The attorney who spent two years helping promote the rights of religious institutions while at the Department of Health and Human Services is preparing to sue his former agency over its reversal this week of religious-freedom protections granted to child welfare organizations.
Justin Butterfield, who served for two years as HHS’s senior adviser for conscience and religious freedom in the Trump administration, said Friday he’ll go to court on behalf of those adoption and foster parenting agencies that now will face federal demands not to deny placing children with LGBTQ families and to people who don’t support the agencies’ beliefs.
“If there’s a religious organization, and their religious liberty rights are trampled by HHS, as we’ve seen dozens and dozens of times in years past, we will stand up with them and will take HHS to court,” Mr. Butterfield, now deputy general counsel at First Liberty Institute, a public interest law firm in Plano, Texas, said in a telephone interview.
Mr. Butterfield added, “HHS is perfectly capable of reading federal law and recognizing that they’re doing something that’s going to burden the religious convictions of religious organizations across this country. And the government can take responsibility for its actions and avoid that in the first place. But if they’re not going to, we’re going to stand up and fight them.”
Other religious liberty advocates Friday expressed outrage at the Biden administration’s move, while one legal expert said the see-sawing of such exemptions with new administrations in Washington doesn’t help the people the Trump-era rules intended to protect.
The HHS move drops waivers granted under President Trump to the states of Michigan, South Carolina, and Texas, as well as certain child welfare agencies in those states, and would require groups receiving federal funds.
Announcing the move on Thursday, HHS Secretary Xavier Becerra asserted the move “supports the bedrock American principle and a core mission of our department — to ensure Americans have access to quality health and human services. Our action ensures we are best prepared to protect every American’s right to be free of discrimination.”
Supporters of the move said private agencies contracting with the government and spending taxpayer dollars should not be able to cite religious beliefs to avoid giving equal treatment to all applicants.
The federal health department, said Rachel Laser, president of the United States for Separation of Church and State, in a statement issued after Mr. Becerra’s announcement, “should never allow taxpayer-funded care agencies to use a religious litmus test to discriminate against Catholics, Jews, LGBTQs and other families who would like to help children who are in foster care.”

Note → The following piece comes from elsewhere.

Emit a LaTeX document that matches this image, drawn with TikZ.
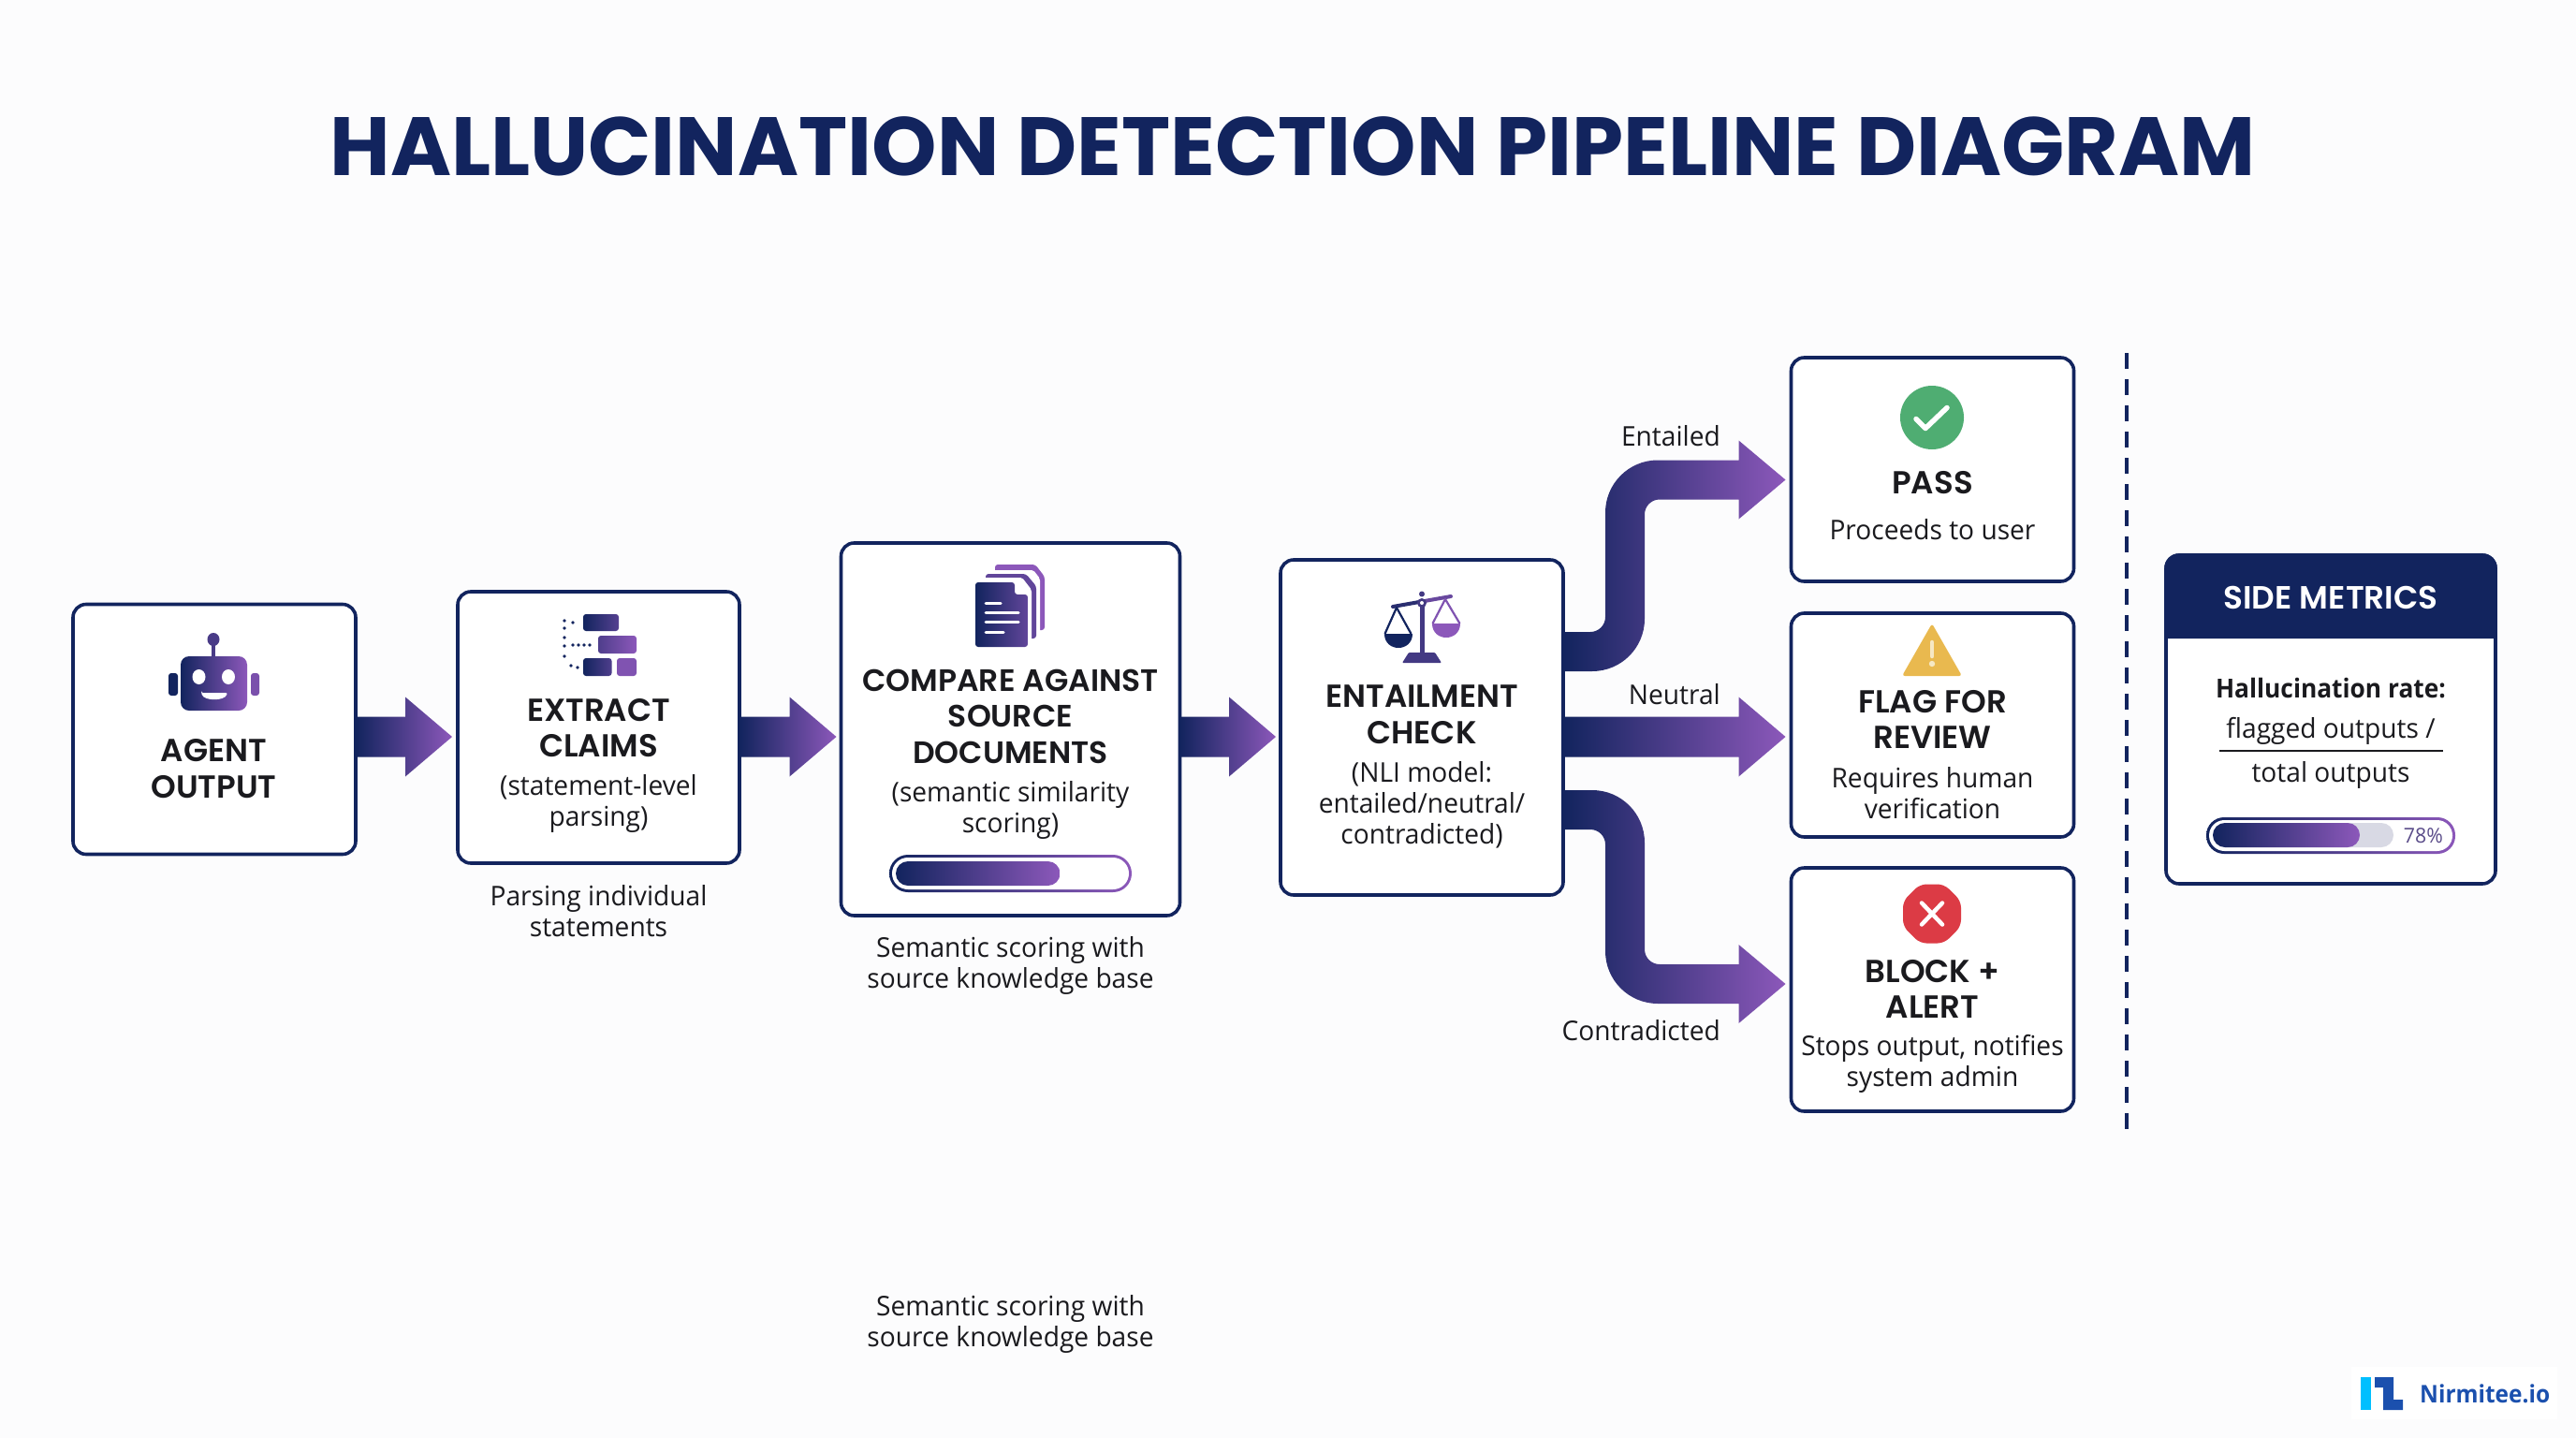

The HHS reversal comes just months after the Supreme Court ruled 9-0 against the city of Philadelphia over its refusal to contract with Catholic Social Services unless the faith-based agency agreed to certify same-sex couples as foster parents. The high court said such a demand violates the First Amendment’s free exercise of religion clause.
Thursday’s decision “by HHS is really tragic and really sad to see,” said Mary Beth Waddell, director of federal affairs–family and religious liberty, at the conservative Family Research Council. “It’s not going to be helpful to the children who are in need. We need an all-hands-on–deck approach, and that means allowing faith-based entities to be in this space and to have an equal footing.”
Ms. Waddell said some women in a crisis pregnancy “want a faith-based agency to walk with them through that; they want a faith-based home to put their child in, and that’s the one parenting decision that they get to make.”
The FRC official blamed the controversy over the matter on those who don’t grasp the scope of the First Amendment’s religious liberty provisions.
“A lot of people just don’t understand the broad nature of the First Amendment. … It’s not just your right to worship in your own home or in the church, the temple, or synagogue that you may choose,” Ms. Waddell said. “It is your right to practice your religion, including the exercises of it, and not just hold the belief but act on that belief in the public square.”
Another public interest law firm, Alliance Defending Freedom, also attacked the HHS decision.
“Christian adoption providers who help children find loving homes with married moms and dads should be protected,” said ADF Senior Counsel Matt Sharp. “It is wrong to demand that organizations, like New Hope Family Services and Catholic Charities West Michigan, undergo unwarranted and unreasonable scrutiny simply for desiring to serve children and families in their communities in a manner consistent with their religious beliefs.”
The two agencies named by Mr. Sharp are ADF clients who’ve sued over what they claim is harassment by states opposing their religious-based principles.
Robin Fretwell Wilson, a University of Illinois–Champaign-Urbana Law School professor and expert on religious liberty issues, told The Washington Times the back-and-forth of succeeding administrations granting and removing the exemptions isn’t helpful.
“If an administration gives a wholesale exemption from general duties to serve all people, they will not hold onto that approach over time,” Ms. Wilson said. “This happened with the adoption and foster care waivers. The fragility of that ‘protect-one-side-only’ approach ultimately disserves the very people that the Trump regulation purported to protect,” she added.
Ms. Wilson said the HHS switch “is a lesson in overreach, taking into account only one set of interests is inherently destabilizing and converts what could be a win-win into a temporary gain.”